§ TASK GOAL:
Count lines holding the word "page". Only the number is wanted.

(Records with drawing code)

########################################

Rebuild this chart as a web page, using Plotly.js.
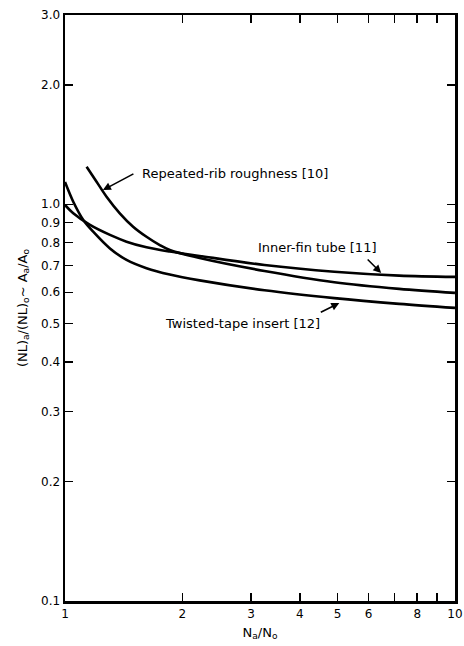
<!DOCTYPE html>
<html>
<head>
<meta charset="utf-8">
<script src="https://cdn.plot.ly/plotly-3.0.1.min.js"></script>
<style>
html,body{margin:0;padding:0;background:#fff;}
#chart{width:464px;height:646px;}
</style>
</head>
<body>
<div id="chart"></div>
<script>
// Data (log-log plot)
const ribX   = [1.136, 1.205, 1.278, 1.382, 1.495, 1.618, 1.750, 1.856, 2.214, 3.247, 4.904, 7.19, 10];
const ribY   = [1.244, 1.140, 1.045, 0.949, 0.878, 0.828, 0.789, 0.767, 0.732, 0.679, 0.636, 0.612, 0.598];
const finX   = [1.0, 1.050, 1.159, 1.304, 1.438, 1.618, 1.856, 2.214, 3.247, 4.904, 7.19, 10];
const finY   = [0.996, 0.949, 0.887, 0.837, 0.805, 0.779, 0.760, 0.741, 0.703, 0.676, 0.661, 0.656];
const tapeX  = [1.0, 1.050, 1.114, 1.181, 1.304, 1.438, 1.618, 1.856, 2.214, 3.247, 4.904, 7.19, 10];
const tapeY  = [1.138, 1.015, 0.913, 0.853, 0.774, 0.724, 0.690, 0.665, 0.643, 0.607, 0.580, 0.561, 0.548];

const yTickVals = [0.1, 0.2, 0.3, 0.4, 0.5, 0.6, 0.7, 0.8, 0.9, 1.0, 2.0, 3.0];
const yTickText = ["0.1","0.2","0.3","0.4","0.5","0.6","0.7","0.8","0.9","1.0","2.0","3.0"];
const xTickVals = [1,2,3,4,5,6,7,8,9,10];
const xTickText = ["1","2","3","4","5","6","","8","","10"];

const labelRib  = "Repeated-rib roughness [10]";
const labelFin  = "Inner-fin tube [11]";
const labelTape = "Twisted-tape insert [12]";

const lineStyle = {color:'#000', width:2.6, shape:'spline', smoothing:0.9};
const traces = [
  {x: ribX, y: ribY, mode:'lines', line: lineStyle, name: labelRib},
  {x: finX, y: finY, mode:'lines', line: lineStyle, name: labelFin},
  {x: tapeX, y: tapeY, mode:'lines', line: lineStyle, name: labelTape}
];

const F = 'DejaVu Sans, Verdana, sans-serif';
const L10 = Math.log10;

const layout = {
  width:464, height:646,
  margin:{l:65, r:9, t:15, b:45},
  paper_bgcolor:'#fff', plot_bgcolor:'#fff',
  showlegend:false,
  font:{family:F, color:'#000', size:12},
  xaxis:{
    type:'log', range:[0,1],
    tickvals:xTickVals, ticktext:xTickText,
    ticks:'inside', ticklen:8, tickwidth:1.5, tickcolor:'#000',
    showline:true, linewidth:2.5, linecolor:'#000', mirror:'ticks',
    showgrid:false, zeroline:false,
    tickfont:{family:F, size:12},
    title:{text:'N<sub>a</sub>/N<sub>o</sub>', font:{family:F, size:13}, standoff:8}
  },
  yaxis:{
    type:'log', range:[L10(0.1), L10(3.0)],
    tickvals:yTickVals, ticktext:yTickText,
    ticks:'inside', ticklen:8, tickwidth:1.5, tickcolor:'#000',
    showline:true, linewidth:2.5, linecolor:'#000', mirror:'ticks',
    showgrid:false, zeroline:false,
    tickfont:{family:F, size:12},
    title:{text:'(NL)<sub>a</sub>/(NL)<sub>o</sub>~ A<sub>a</sub>/A<sub>o</sub>', font:{family:F, size:13}, standoff:11}
  },
  annotations:[
    {x:0.1918, y:0.078, xref:'x', yref:'y', text:labelRib, showarrow:false, xanchor:'left', yanchor:'middle', font:{family:F,size:13}},
    {x:0.0972, y:0.0358, xref:'x', yref:'y', ax:32, ay:-17, text:'', showarrow:true, arrowhead:2, arrowsize:1, arrowwidth:1.6, arrowcolor:'#000'},
    {x:0.4885, y:-0.1077, xref:'x', yref:'y', text:labelFin, showarrow:false, xanchor:'left', yanchor:'middle', font:{family:F,size:13}},
    {x:0.8107, y:-0.1733, xref:'x', yref:'y', ax:-15, ay:-15, text:'', showarrow:true, arrowhead:2, arrowsize:1, arrowwidth:1.6, arrowcolor:'#000'},
    {x:0.2506, y:-0.2993, xref:'x', yref:'y', text:labelTape, showarrow:false, xanchor:'left', yanchor:'middle', font:{family:F,size:13}},
    {x:0.7033, y:-0.2489, xref:'x', yref:'y', ax:-20, ay:10, text:'', showarrow:true, arrowhead:2, arrowsize:1, arrowwidth:1.6, arrowcolor:'#000'}
  ]
};

Plotly.newPlot('chart', traces, layout, {displayModeBar:false, staticPlot:true});
</script>
</body>
</html>
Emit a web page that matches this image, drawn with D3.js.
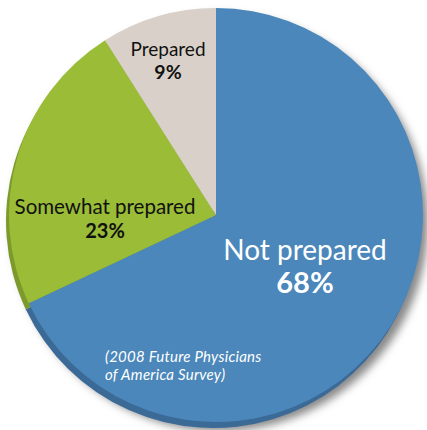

########################################

§ THE OUTPUT:
2